Bend Radius of LMR-100, LMR-200, LMR-400 Coaxial Cable Types

Bend radiuses of LMR-100, LMR-200, and LMR-400 coaxial cable types: Comparison.

Minimum Bend Radiuses of LMR-100, LMR-200 and LMR-400

The bend radius of a coaxial cable refers to the minimum radius a cable can be bent without damaging it or degrading its performance. The minimum bend radiuses for these cables are as follows:

  • LMR-100: This is a smaller diameter cable and has a minimum bend radius of 0.25 inches (6.4 mm). This allows for relatively tight bends compared to thicker coaxial cables.
  • LMR-200: This cable is twice the thickness of LMR100, and has a minimum bend radius of 0.5 inches (12.7 mm). It offers a good balance between flexibility and low signal loss.
  • LMR-400: Having twice the diameter of LMR-200 and quadruple the diameter of LMR-100, it is a significantly more rigid cable. LMR-400 has a minimum bend radius of 1 inch (25.4 mm) when bending in a single plane. When bending in multiple planes, a larger radius may be required to avoid damaging the cable.

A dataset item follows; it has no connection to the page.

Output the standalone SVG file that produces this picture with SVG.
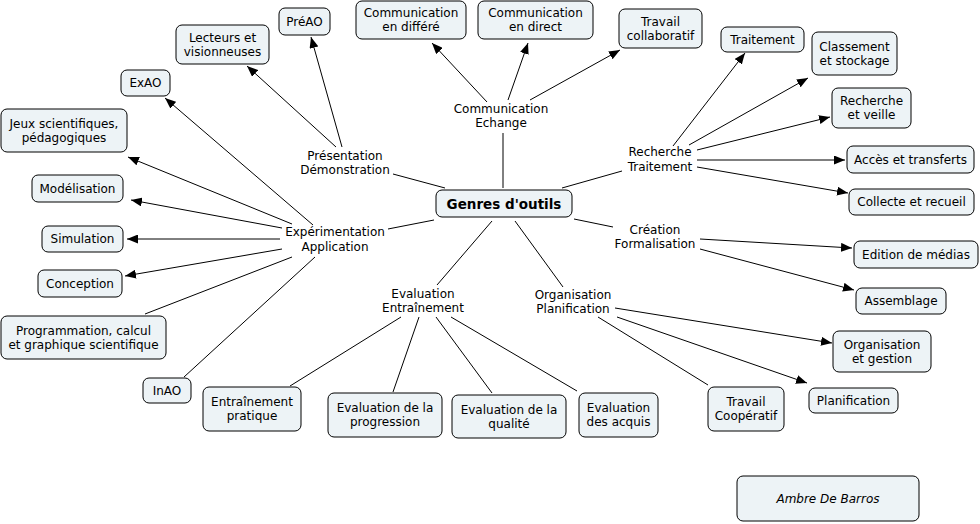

Exceeding the minimum bend radius of a coaxial cable can have these negative consequences:

  1. Physical Damage: Over-bending can damage the cable's internal structure. This includes kinking, crushing, or deforming the outer conductor, inner conductor, or dielectric insulator. Such physical deformations can be permanent and may not be visually apparent.
  2. Impedance Mismatch: Coaxial cables are designed to maintain a specific impedance, typically 50 or 75 ohms. Bending a cable too sharply can alter this impedance, leading to impedance mismatches. This mismatch can cause signal reflections, leading to poor signal quality or loss.
  3. Signal Attenuation: Excessive bending can lead to increased signal loss (attenuation). The physical deformation of the cable changes the path the signal must travel, potentially increasing the distance or creating disruptions that weaken the signal.
  4. Shielding Effectiveness Reduction: The shielding of cables that protects against external electromagnetic interference (EMI) can be compromised. When a cable is bent too sharply, the effectiveness of the shielding can be reduced, making the cable more susceptible to external noise and interference.
  5. Reduced Cable Lifespan: Repeated bending or maintaining the cable in an over-bent position can lead to metal fatigue in the conductors and shielding, resulting in a reduced lifespan of the cable.
  6. Electrical Short or Open Circuit: In extreme cases, over-bending can lead to an electrical short or an open circuit if the inner conductor or insulator is damaged severely. This would result in complete failure of the cable to transmit signals.

To avoid these issues, it's important to adhere to the above specifications for bend radius and handle coaxial cables with care during installation and maintenance.